--- BEGIN DATA EXTRACT ---
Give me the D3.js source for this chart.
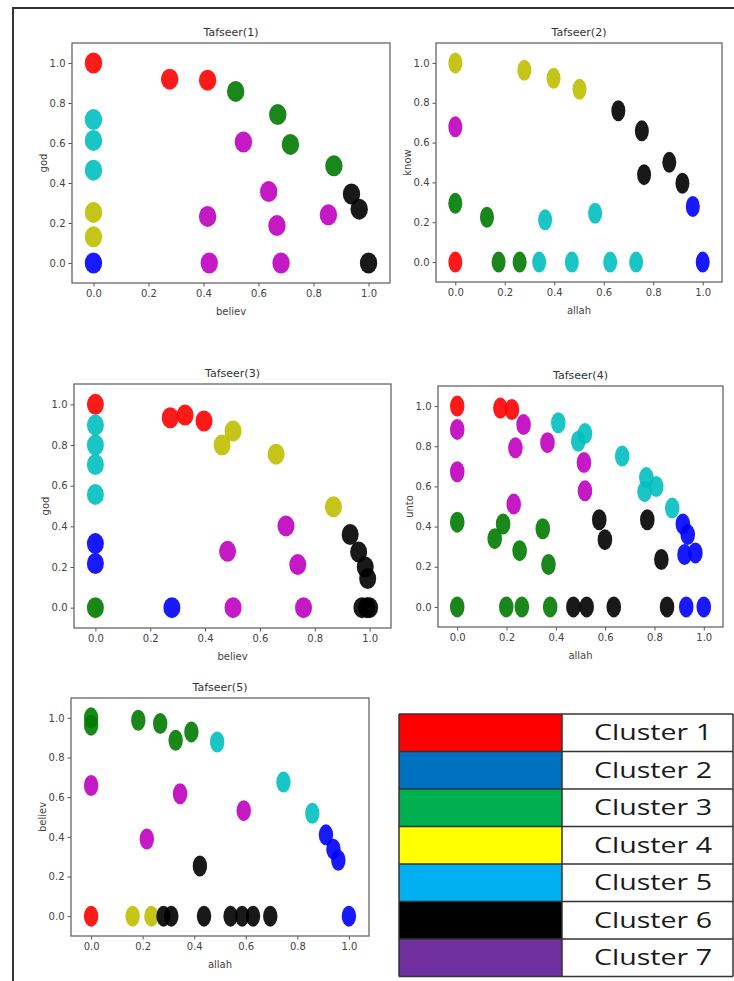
<!DOCTYPE html>
<html>
<head>
<meta charset="utf-8">
<script src="https://cdn.jsdelivr.net/npm/d3@7"></script>
<style>
  html, body { margin: 0; padding: 0; background: #fff; }
  svg { display: block; }
</style>
</head>
<body>
<svg id="chart" width="734" height="981"></svg>
<script>
// ---------------- DATA ----------------
const tickValues = [0.0, 0.2, 0.4, 0.6, 0.8, 1.0];

const titles = ["Tafseer(1)", "Tafseer(2)", "Tafseer(3)", "Tafseer(4)", "Tafseer(5)"];
const xLabels = ["believ", "allah", "believ", "allah", "allah"];
const yLabels = ["god", "know", "god", "unto", "believ"];

// [x, y, colour code]
const tafseer1 = [
  [0, 1.0, "r"], [0.277, 0.919, "r"], [0.415, 0.914, "r"],
  [0, 0, "b"],
  [0.517, 0.858, "g"], [0.670, 0.742, "g"], [0.716, 0.593, "g"], [0.874, 0.486, "g"],
  [0, 0.253, "y"], [0, 0.131, "y"],
  [0, 0.717, "c"], [0, 0.613, "c"], [0, 0.464, "c"],
  [0.938, 0.345, "k"], [0.966, 0.269, "k"], [1.0, 0, "k"],
  [0.545, 0.605, "m"], [0.637, 0.357, "m"], [0.415, 0.233, "m"], [0.667, 0.187, "m"],
  [0.854, 0.241, "m"], [0.421, 0, "m"], [0.682, 0, "m"]
];

const tafseer2 = [
  [0, 0, "r"],
  [0.960, 0.279, "b"], [1.0, 0, "b"],
  [0, 0.295, "g"], [0.128, 0.225, "g"], [0.175, 0, "g"], [0.26, 0, "g"],
  [0, 1.0, "y"], [0.279, 0.963, "y"], [0.397, 0.923, "y"], [0.502, 0.868, "y"],
  [0.363, 0.212, "c"], [0.565, 0.245, "c"], [0.339, 0, "c"], [0.471, 0, "c"], [0.626, 0, "c"], [0.731, 0, "c"],
  [0.659, 0.760, "k"], [0.754, 0.659, "k"], [0.763, 0.439, "k"], [0.865, 0.501, "k"], [0.918, 0.396, "k"],
  [0, 0.679, "m"]
];

const tafseer3 = [
  [0, 1.0, "r"], [0.273, 0.934, "r"], [0.327, 0.947, "r"], [0.396, 0.918, "r"],
  [0, 0.315, "b"], [0, 0.217, "b"], [0.279, 0, "b"],
  [0, 0, "g"],
  [0.462, 0.80, "y"], [0.502, 0.869, "y"], [0.659, 0.755, "y"], [0.868, 0.496, "y"],
  [0, 0.898, "c"], [0, 0.80, "c"], [0, 0.704, "c"], [0, 0.557, "c"],
  [0.929, 0.36, "k"], [0.96, 0.274, "k"], [0.984, 0.2, "k"], [0.993, 0.143, "k"],
  [0.972, 0, "k"], [0.99, 0, "k"], [1.0, 0, "k"],
  [0.695, 0.402, "m"], [0.482, 0.277, "m"], [0.738, 0.212, "m"], [0.502, 0, "m"], [0.759, 0, "m"]
];

const tafseer4 = [
  [0, 1.0, "r"], [0.175, 0.99, "r"], [0.222, 0.983, "r"],
  [0.915, 0.413, "b"], [0.935, 0.36, "b"], [0.922, 0.261, "b"], [0.966, 0.269, "b"],
  [0.929, 0, "b"], [1.0, 0, "b"],
  [0, 0.422, "g"], [0.186, 0.413, "g"], [0.152, 0.34, "g"], [0.253, 0.28, "g"],
  [0.347, 0.389, "g"], [0.37, 0.211, "g"],
  [0, 0, "g"], [0.199, 0, "g"], [0.262, 0, "g"], [0.377, 0, "g"],
  [0.41, 0.917, "c"], [0.491, 0.825, "c"], [0.518, 0.863, "c"], [0.669, 0.751, "c"],
  [0.767, 0.644, "c"], [0.760, 0.574, "c"], [0.807, 0.599, "c"], [0.872, 0.492, "c"],
  [0.576, 0.434, "k"], [0.599, 0.335, "k"], [0.771, 0.434, "k"], [0.828, 0.236, "k"],
  [0.471, 0, "k"], [0.525, 0, "k"], [0.635, 0, "k"], [0.851, 0, "k"],
  [0, 0.884, "m"], [0, 0.673, "m"], [0.269, 0.908, "m"], [0.236, 0.792, "m"],
  [0.366, 0.818, "m"], [0.514, 0.719, "m"], [0.518, 0.578, "m"], [0.229, 0.512, "m"]
];

const tafseer5 = [
  [0, 0, "r"],
  [0.911, 0.41, "b"], [0.94, 0.338, "b"], [0.959, 0.282, "b"], [1.0, 0, "b"],
  [0, 1.0, "g"], [0, 0.963, "g"], [0.183, 0.988, "g"], [0.268, 0.971, "g"],
  [0.328, 0.887, "g"], [0.389, 0.929, "g"],
  [0.161, 0, "y"], [0.234, 0, "y"],
  [0.489, 0.878, "c"], [0.746, 0.676, "c"], [0.858, 0.519, "c"],
  [0.422, 0.253, "k"], [0.281, 0, "k"], [0.311, 0, "k"], [0.438, 0, "k"],
  [0.541, 0, "k"], [0.586, 0, "k"], [0.628, 0, "k"], [0.695, 0, "k"],
  [0, 0.659, "m"], [0.345, 0.617, "m"], [0.592, 0.532, "m"], [0.216, 0.389, "m"]
];

const legendLabels = ["Cluster 1", "Cluster 2", "Cluster 3", "Cluster 4", "Cluster 5", "Cluster 6", "Cluster 7"];
const legendColors = ["#ff0000", "#0070c0", "#00b050", "#ffff00", "#00b0f0", "#000000", "#7030a0"];

// ---------------- STYLE / LAYOUT ----------------
const pointColors = {
  r: "#ff0000", b: "#0000ff", g: "#007a00", y: "#bfbf00",
  c: "#00bfbf", k: "#000000", m: "#bf00bf"
};
const datasets = [tafseer1, tafseer2, tafseer3, tafseer4, tafseer5];
const frames = [
  { left: 72, right: 390, top: 43, bottom: 283, rx: 8.7 },
  { left: 436, right: 722, top: 43, bottom: 282, rx: 7.0 },
  { left: 74, right: 391, top: 384, bottom: 628, rx: 8.5 },
  { left: 438, right: 723, top: 386, bottom: 627, rx: 7.3 },
  { left: 71, right: 369, top: 698, bottom: 936, rx: 7.2 }
];
const xDomain = [-0.078, 1.078];
const yDomain = [-0.1, 1.1];
const ry = 10.5;

const svg = d3.select("#chart");

// outer border of the figure
svg.append("line").attr("x1", 12).attr("x2", 734).attr("y1", 8).attr("y2", 8)
  .attr("stroke", "#333").attr("stroke-width", 2);
svg.append("line").attr("x1", 13).attr("x2", 13).attr("y1", 8).attr("y2", 981)
  .attr("stroke", "#333").attr("stroke-width", 2);

datasets.forEach((data, i) => {
  const f = frames[i];
  const x = d3.scaleLinear().domain(xDomain).range([f.left, f.right]);
  const y = d3.scaleLinear().domain(yDomain).range([f.bottom, f.top]);
  const g = svg.append("g");

  // points
  g.append("g").selectAll("ellipse").data(data).join("ellipse")
    .attr("cx", d => x(d[0]))
    .attr("cy", d => y(d[1]))
    .attr("rx", f.rx)
    .attr("ry", ry)
    .attr("fill", d => pointColors[d[2]])
    .attr("fill-opacity", 0.9);

  // axes
  const xAxis = d3.axisBottom(x).tickValues(tickValues).tickFormat(d3.format(".1f"))
    .tickSize(3.5).tickPadding(3);
  const yAxis = d3.axisLeft(y).tickValues(tickValues).tickFormat(d3.format(".1f"))
    .tickSize(3.5).tickPadding(3);

  const gx = g.append("g").attr("transform", `translate(0,${f.bottom})`).call(xAxis);
  const gy = g.append("g").attr("transform", `translate(${f.left},0)`).call(yAxis);
  [gx, gy].forEach(a => {
    a.select(".domain").remove();
    a.selectAll(".tick line").attr("stroke", "#555").attr("stroke-width", 1);
    a.selectAll(".tick text").attr("fill", "#444")
      .style("font-family", "'DejaVu Sans', sans-serif").style("font-size", "10px");
  });

  // frame
  g.append("rect")
    .attr("x", f.left).attr("y", f.top)
    .attr("width", f.right - f.left).attr("height", f.bottom - f.top)
    .attr("fill", "none").attr("stroke", "#666").attr("stroke-width", 1.3);

  // title
  g.append("text")
    .attr("x", (f.left + f.right) / 2).attr("y", f.top - 7)
    .attr("text-anchor", "middle")
    .attr("fill", "#333")
    .style("font-family", "'DejaVu Sans', sans-serif").style("font-size", "11px")
    .text(titles[i]);

  // x label
  g.append("text")
    .attr("x", (f.left + f.right) / 2).attr("y", f.bottom + 32)
    .attr("text-anchor", "middle")
    .attr("fill", "#444")
    .style("font-family", "'DejaVu Sans', sans-serif").style("font-size", "10px")
    .text(xLabels[i]);

  // y label
  g.append("text")
    .attr("transform", `translate(${f.left - 25},${(f.top + f.bottom) / 2}) rotate(-90)`)
    .attr("text-anchor", "middle")
    .attr("fill", "#444")
    .style("font-family", "'DejaVu Sans', sans-serif").style("font-size", "10px")
    .text(yLabels[i]);
});

// ---------------- LEGEND TABLE ----------------
const table = { left: 399, right: 733, top: 714, bottom: 976.5, split: 562 };
const rowScale = d3.scaleBand().domain(d3.range(legendLabels.length))
  .range([table.top, table.bottom]).padding(0);
const lg = svg.append("g");

lg.selectAll("rect.sw").data(legendColors).join("rect")
  .attr("class", "sw")
  .attr("x", table.left).attr("y", (d, i) => rowScale(i))
  .attr("width", table.split - table.left).attr("height", rowScale.bandwidth())
  .attr("fill", d => d);

lg.selectAll("line.row").data(d3.range(legendLabels.length + 1)).join("line")
  .attr("class", "row")
  .attr("x1", table.left).attr("x2", table.right)
  .attr("y1", i => i < legendLabels.length ? rowScale(i) : table.bottom)
  .attr("y2", i => i < legendLabels.length ? rowScale(i) : table.bottom)
  .attr("stroke", "#333").attr("stroke-width", 1.5);

[table.left, table.split, table.right].forEach(xv => {
  lg.append("line").attr("x1", xv).attr("x2", xv)
    .attr("y1", table.top).attr("y2", table.bottom)
    .attr("stroke", "#333").attr("stroke-width", 1.5);
});

lg.selectAll("text.lab").data(legendLabels).join("text")
  .attr("class", "lab")
  .attr("x", 594)
  .attr("y", (d, i) => rowScale(i) + rowScale.bandwidth() / 2 + 7.5)
  .attr("textLength", 118)
  .attr("lengthAdjust", "spacingAndGlyphs")
  .attr("fill", "#1a1a1a")
  .style("font-family", "'Open Sans', sans-serif").style("font-size", "21px")
  .text(d => d);
</script>
</body>
</html>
--- END DATA EXTRACT ---
### YOUR TASK
Leave out any pictures, please, and quote only the lines from the top of the data through the line that contains "const tickValues = [0.0, 0.2, 0.4, 0.6, 0.8, 1.0];".

### TASK SOLUTION
Give me the D3.js source for this chart.
<!DOCTYPE html>
<html>
<head>
<meta charset="utf-8">
<script src="https://cdn.jsdelivr.net/npm/d3@7"></script>
<style>
  html, body { margin: 0; padding: 0; background: #fff; }
  svg { display: block; }
</style>
</head>
<body>
<svg id="chart" width="734" height="981"></svg>
<script>
// ---------------- DATA ----------------
const tickValues = [0.0, 0.2, 0.4, 0.6, 0.8, 1.0];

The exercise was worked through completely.